■ Direction:
Skip every picture, and extract verbatim the lines from the line containing "Write a Python" to the line containing "t = list(range(1, 26))", both lines included.

■ Information given:

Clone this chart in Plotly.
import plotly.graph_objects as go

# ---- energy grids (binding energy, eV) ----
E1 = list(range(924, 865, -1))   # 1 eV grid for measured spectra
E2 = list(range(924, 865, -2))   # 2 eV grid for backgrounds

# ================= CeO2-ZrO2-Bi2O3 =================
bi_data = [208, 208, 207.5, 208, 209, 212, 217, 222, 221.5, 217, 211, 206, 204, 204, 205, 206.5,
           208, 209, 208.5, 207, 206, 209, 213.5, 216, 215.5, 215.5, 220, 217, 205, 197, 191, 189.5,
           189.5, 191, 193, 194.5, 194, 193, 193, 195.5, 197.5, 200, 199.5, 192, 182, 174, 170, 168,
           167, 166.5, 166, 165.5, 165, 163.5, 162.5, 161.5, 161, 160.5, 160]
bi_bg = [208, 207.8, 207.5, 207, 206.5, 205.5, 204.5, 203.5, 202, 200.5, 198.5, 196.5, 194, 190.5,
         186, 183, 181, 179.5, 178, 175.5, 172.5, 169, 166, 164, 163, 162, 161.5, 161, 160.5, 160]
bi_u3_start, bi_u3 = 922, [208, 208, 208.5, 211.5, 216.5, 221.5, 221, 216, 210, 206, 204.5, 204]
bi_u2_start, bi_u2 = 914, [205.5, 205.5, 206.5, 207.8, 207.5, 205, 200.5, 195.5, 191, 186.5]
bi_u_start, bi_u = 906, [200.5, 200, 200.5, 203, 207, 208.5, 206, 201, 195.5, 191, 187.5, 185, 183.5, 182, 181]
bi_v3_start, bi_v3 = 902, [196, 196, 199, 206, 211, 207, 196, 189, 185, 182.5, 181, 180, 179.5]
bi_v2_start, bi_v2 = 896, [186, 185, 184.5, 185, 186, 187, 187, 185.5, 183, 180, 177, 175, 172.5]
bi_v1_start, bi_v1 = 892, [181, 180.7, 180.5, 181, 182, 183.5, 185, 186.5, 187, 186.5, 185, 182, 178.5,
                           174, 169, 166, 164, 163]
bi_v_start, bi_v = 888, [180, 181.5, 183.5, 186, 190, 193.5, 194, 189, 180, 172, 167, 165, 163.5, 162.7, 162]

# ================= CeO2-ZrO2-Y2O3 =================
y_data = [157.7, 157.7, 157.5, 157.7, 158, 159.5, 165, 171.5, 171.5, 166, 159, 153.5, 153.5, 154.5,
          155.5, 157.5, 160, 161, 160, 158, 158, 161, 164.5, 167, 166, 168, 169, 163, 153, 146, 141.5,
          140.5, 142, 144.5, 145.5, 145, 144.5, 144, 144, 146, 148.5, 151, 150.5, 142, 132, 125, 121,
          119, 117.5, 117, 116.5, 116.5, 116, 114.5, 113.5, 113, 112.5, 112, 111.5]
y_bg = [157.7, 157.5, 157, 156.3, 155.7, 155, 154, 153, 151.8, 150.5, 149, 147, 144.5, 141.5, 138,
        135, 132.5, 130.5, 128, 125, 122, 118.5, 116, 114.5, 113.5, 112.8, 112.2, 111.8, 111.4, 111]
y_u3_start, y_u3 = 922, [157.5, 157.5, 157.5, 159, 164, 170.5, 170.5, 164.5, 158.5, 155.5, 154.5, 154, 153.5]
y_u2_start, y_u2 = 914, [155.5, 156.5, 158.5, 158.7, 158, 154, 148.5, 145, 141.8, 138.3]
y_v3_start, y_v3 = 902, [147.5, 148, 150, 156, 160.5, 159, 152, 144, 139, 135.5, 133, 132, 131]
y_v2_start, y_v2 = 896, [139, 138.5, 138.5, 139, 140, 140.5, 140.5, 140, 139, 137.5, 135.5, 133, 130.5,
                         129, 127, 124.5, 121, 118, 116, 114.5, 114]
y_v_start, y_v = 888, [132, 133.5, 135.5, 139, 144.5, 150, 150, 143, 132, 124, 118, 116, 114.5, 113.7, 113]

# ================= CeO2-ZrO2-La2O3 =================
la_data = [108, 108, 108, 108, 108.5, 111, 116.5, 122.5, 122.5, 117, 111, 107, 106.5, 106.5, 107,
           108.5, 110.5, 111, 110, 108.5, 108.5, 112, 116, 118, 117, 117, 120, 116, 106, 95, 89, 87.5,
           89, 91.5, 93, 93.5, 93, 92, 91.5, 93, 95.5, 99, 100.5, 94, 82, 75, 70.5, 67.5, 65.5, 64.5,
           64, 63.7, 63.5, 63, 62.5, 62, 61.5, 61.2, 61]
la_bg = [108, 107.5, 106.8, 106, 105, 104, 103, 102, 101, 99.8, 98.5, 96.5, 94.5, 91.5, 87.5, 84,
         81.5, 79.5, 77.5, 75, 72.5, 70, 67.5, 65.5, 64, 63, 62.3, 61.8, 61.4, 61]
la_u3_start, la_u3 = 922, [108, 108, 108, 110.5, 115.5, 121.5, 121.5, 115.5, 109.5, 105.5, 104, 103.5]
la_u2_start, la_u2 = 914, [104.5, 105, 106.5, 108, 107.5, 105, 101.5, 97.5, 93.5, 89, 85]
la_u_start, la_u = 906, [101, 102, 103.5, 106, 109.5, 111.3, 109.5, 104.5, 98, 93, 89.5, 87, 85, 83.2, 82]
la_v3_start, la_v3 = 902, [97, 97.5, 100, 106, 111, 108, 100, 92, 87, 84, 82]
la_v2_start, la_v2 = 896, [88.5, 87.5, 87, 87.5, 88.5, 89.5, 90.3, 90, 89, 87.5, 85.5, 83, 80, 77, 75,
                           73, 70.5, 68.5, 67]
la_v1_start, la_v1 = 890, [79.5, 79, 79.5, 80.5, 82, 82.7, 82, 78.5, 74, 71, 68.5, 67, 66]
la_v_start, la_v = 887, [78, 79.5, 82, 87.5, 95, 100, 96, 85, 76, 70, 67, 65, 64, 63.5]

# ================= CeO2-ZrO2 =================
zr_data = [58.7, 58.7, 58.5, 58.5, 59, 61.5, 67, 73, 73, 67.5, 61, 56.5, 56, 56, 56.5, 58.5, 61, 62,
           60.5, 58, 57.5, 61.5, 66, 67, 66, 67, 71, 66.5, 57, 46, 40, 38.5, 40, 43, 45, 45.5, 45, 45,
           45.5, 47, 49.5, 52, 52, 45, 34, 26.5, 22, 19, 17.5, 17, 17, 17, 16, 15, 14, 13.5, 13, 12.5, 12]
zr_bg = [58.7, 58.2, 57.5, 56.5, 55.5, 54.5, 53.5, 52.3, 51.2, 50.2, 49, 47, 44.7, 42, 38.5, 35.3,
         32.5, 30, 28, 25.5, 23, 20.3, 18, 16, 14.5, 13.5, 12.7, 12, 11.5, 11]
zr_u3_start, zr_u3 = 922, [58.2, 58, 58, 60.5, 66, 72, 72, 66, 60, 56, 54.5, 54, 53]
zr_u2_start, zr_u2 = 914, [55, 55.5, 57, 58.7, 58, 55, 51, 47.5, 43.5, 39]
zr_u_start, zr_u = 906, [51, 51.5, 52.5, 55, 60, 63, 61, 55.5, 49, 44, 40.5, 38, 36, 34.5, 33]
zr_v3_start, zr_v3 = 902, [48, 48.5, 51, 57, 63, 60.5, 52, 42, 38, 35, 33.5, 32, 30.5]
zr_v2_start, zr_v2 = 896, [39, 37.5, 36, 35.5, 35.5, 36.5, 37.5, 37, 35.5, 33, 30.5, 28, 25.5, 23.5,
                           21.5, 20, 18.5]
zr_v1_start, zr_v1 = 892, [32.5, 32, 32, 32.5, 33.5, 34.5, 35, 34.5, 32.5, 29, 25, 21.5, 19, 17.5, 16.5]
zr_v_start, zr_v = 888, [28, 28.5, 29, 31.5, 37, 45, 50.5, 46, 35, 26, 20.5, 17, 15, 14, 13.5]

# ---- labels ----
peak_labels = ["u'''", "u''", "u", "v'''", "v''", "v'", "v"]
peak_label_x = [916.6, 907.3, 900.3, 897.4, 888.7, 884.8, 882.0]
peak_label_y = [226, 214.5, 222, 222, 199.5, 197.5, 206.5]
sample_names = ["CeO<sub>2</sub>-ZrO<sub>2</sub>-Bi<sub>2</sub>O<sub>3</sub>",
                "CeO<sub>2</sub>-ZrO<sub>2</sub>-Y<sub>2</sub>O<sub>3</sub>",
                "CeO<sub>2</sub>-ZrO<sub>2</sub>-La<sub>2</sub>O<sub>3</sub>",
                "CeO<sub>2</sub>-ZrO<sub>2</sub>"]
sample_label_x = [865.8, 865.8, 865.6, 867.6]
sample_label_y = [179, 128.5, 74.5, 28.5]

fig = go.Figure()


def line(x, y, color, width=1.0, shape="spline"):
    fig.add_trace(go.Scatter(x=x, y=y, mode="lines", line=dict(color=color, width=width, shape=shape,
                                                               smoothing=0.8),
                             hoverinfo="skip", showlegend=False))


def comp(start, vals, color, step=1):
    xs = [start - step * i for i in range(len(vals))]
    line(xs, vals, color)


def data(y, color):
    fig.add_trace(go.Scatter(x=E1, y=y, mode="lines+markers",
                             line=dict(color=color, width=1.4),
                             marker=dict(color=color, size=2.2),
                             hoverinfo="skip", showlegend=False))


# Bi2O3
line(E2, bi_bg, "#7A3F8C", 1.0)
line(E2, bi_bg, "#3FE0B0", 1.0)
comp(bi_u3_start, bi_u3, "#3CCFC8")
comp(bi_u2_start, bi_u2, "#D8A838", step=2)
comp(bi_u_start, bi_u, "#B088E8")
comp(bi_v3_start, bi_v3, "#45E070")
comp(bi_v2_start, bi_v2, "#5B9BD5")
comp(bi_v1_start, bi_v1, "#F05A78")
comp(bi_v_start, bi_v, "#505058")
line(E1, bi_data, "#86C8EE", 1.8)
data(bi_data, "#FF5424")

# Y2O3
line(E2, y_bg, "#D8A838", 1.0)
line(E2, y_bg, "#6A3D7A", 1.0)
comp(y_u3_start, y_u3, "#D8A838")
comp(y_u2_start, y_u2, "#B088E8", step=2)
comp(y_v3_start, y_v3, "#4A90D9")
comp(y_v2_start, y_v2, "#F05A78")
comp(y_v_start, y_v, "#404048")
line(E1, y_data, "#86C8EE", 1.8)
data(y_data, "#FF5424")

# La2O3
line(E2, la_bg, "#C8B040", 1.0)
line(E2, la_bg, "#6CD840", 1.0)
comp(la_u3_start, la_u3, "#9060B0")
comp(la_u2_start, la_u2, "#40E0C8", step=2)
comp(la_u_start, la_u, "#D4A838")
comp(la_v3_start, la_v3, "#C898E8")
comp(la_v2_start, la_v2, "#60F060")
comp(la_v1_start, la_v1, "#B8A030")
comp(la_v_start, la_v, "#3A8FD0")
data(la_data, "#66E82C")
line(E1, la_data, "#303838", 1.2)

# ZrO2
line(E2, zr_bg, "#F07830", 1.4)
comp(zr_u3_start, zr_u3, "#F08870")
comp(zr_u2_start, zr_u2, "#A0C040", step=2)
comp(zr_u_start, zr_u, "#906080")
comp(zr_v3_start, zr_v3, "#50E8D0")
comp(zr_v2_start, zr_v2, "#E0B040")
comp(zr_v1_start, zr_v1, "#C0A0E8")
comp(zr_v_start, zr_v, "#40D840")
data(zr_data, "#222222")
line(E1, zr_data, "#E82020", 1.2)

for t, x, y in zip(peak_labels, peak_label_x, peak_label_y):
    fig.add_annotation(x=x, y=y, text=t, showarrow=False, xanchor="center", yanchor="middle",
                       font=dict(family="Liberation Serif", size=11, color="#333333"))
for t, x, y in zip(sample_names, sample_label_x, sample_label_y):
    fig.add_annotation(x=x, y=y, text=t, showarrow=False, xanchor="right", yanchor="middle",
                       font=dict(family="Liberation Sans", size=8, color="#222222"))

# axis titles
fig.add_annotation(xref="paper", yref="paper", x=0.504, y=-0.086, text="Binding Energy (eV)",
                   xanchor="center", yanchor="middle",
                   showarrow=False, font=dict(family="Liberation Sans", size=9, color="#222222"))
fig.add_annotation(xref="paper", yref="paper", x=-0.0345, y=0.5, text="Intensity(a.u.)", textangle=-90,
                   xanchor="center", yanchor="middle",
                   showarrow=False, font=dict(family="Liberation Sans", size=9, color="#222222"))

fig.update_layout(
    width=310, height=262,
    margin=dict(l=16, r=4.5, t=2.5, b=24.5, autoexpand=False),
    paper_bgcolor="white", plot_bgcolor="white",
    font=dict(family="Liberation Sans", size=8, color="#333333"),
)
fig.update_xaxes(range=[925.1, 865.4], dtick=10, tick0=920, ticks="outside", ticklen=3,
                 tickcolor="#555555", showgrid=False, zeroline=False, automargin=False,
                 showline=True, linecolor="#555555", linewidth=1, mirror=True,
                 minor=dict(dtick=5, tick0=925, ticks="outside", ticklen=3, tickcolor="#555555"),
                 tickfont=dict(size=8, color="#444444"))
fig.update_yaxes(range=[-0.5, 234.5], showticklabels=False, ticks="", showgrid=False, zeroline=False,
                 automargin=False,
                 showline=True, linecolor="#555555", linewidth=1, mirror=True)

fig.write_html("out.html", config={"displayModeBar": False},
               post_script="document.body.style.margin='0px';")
* * *
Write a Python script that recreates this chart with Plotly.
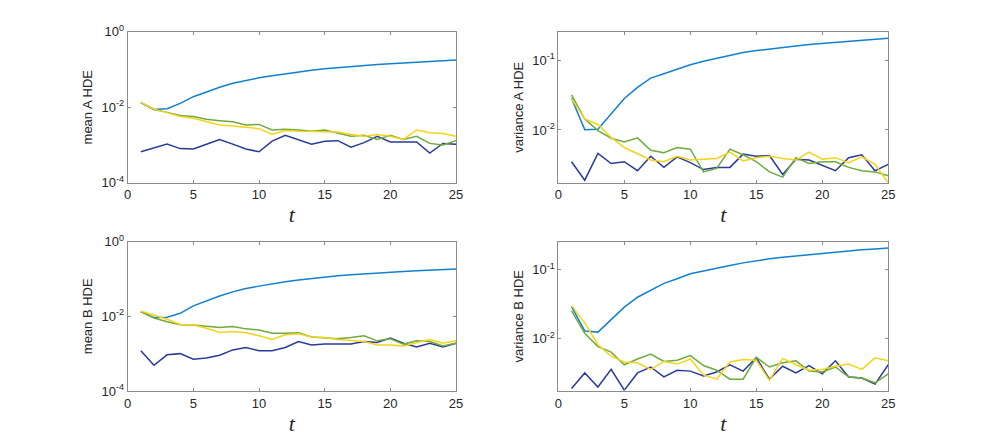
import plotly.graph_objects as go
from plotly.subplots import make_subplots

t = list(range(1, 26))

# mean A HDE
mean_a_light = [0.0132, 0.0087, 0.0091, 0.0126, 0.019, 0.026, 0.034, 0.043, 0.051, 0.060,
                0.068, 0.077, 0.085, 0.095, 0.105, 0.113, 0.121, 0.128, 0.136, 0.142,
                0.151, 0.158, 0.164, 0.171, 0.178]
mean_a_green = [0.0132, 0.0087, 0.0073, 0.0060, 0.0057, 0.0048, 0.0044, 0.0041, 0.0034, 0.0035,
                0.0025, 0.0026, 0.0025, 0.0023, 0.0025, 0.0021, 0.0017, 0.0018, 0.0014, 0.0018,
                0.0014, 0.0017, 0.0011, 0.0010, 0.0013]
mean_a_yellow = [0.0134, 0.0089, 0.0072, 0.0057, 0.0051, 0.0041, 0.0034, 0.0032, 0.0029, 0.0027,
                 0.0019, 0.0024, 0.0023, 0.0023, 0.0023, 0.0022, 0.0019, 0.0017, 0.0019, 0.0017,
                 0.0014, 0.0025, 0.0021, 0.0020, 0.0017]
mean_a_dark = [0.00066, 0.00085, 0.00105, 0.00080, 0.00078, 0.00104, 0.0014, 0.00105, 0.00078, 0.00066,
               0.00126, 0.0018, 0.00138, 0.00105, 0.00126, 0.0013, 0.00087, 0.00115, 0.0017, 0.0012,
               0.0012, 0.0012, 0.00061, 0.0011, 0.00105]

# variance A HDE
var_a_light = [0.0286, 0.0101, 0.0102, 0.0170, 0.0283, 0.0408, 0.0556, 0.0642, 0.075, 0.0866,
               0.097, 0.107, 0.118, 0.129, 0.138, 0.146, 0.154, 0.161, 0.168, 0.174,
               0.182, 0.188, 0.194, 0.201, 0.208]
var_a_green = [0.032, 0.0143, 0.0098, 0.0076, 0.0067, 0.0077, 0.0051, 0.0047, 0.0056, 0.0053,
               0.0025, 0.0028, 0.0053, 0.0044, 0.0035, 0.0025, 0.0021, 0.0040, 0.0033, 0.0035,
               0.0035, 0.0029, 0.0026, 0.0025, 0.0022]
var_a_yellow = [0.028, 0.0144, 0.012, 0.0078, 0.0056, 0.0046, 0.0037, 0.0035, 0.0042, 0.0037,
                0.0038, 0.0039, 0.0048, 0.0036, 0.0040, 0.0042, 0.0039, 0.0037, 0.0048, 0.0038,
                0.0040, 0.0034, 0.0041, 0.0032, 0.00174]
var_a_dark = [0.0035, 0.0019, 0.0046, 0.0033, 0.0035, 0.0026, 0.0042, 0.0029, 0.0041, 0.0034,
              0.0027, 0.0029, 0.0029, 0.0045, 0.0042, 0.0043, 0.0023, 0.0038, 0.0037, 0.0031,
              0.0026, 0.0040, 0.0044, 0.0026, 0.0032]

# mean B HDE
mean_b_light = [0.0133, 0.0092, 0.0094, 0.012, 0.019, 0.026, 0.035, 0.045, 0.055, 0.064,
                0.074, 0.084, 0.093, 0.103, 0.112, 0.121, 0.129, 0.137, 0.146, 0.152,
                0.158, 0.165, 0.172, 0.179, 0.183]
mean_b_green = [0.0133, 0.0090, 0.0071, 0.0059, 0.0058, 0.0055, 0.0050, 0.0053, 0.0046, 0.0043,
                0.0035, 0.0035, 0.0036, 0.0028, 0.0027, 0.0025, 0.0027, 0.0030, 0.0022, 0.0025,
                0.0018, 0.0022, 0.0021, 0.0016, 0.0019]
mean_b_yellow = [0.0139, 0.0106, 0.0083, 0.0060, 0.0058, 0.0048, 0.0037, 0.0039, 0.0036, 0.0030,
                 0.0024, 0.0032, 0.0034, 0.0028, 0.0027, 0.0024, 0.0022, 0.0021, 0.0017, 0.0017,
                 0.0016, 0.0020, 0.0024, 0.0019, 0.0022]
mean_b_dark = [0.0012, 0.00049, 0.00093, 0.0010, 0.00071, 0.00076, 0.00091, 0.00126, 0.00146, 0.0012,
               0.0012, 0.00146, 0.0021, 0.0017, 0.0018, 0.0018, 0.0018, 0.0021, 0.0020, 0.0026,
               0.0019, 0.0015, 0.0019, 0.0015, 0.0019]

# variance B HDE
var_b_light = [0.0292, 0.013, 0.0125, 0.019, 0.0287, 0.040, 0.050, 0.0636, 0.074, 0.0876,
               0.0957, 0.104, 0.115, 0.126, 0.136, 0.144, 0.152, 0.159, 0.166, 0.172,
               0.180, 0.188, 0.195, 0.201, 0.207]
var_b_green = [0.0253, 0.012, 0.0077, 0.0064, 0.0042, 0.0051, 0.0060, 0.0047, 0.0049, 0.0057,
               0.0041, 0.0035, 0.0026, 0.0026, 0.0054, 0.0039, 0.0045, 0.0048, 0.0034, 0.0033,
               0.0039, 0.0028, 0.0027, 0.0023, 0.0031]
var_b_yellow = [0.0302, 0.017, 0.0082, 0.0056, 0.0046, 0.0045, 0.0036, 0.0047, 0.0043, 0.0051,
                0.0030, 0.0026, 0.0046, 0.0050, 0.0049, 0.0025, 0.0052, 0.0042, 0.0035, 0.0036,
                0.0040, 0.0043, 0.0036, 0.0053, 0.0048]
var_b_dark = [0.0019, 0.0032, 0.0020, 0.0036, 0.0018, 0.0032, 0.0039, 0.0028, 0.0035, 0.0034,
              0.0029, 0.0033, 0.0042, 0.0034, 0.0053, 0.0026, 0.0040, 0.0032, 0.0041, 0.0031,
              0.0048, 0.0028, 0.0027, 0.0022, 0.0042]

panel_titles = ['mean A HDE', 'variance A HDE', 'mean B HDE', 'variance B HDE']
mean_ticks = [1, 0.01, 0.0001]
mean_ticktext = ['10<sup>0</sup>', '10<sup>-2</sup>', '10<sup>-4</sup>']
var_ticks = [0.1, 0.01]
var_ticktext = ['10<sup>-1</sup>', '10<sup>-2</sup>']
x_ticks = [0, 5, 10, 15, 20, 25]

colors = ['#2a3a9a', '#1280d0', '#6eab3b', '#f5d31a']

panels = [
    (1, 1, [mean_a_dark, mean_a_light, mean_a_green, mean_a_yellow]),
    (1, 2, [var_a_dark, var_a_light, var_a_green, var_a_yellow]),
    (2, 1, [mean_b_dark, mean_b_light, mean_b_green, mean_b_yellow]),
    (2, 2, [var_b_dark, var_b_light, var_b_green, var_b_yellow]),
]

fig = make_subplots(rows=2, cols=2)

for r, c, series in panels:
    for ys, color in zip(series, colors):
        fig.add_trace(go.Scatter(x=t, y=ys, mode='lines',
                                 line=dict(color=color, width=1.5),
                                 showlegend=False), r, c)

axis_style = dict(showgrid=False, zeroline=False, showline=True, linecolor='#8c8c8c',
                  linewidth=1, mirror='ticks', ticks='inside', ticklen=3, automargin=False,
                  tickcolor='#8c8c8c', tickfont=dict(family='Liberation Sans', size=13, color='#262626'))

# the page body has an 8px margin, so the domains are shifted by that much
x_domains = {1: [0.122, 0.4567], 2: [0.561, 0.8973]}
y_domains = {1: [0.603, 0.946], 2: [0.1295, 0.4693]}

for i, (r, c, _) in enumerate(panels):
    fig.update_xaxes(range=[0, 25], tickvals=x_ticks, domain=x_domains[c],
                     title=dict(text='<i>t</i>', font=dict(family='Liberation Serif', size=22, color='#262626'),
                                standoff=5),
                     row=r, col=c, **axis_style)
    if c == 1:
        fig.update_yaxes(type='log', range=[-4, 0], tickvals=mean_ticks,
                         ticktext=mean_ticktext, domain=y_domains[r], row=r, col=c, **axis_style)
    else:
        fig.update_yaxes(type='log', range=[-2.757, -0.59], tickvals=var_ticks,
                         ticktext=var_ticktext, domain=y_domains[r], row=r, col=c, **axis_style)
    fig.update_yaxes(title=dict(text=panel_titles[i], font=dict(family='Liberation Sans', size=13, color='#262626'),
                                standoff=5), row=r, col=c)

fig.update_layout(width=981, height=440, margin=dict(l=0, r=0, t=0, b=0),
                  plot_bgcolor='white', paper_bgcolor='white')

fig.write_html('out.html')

■ Complete answer:
Write a Python script that recreates this chart with Plotly.
import plotly.graph_objects as go
from plotly.subplots import make_subplots

t = list(range(1, 26))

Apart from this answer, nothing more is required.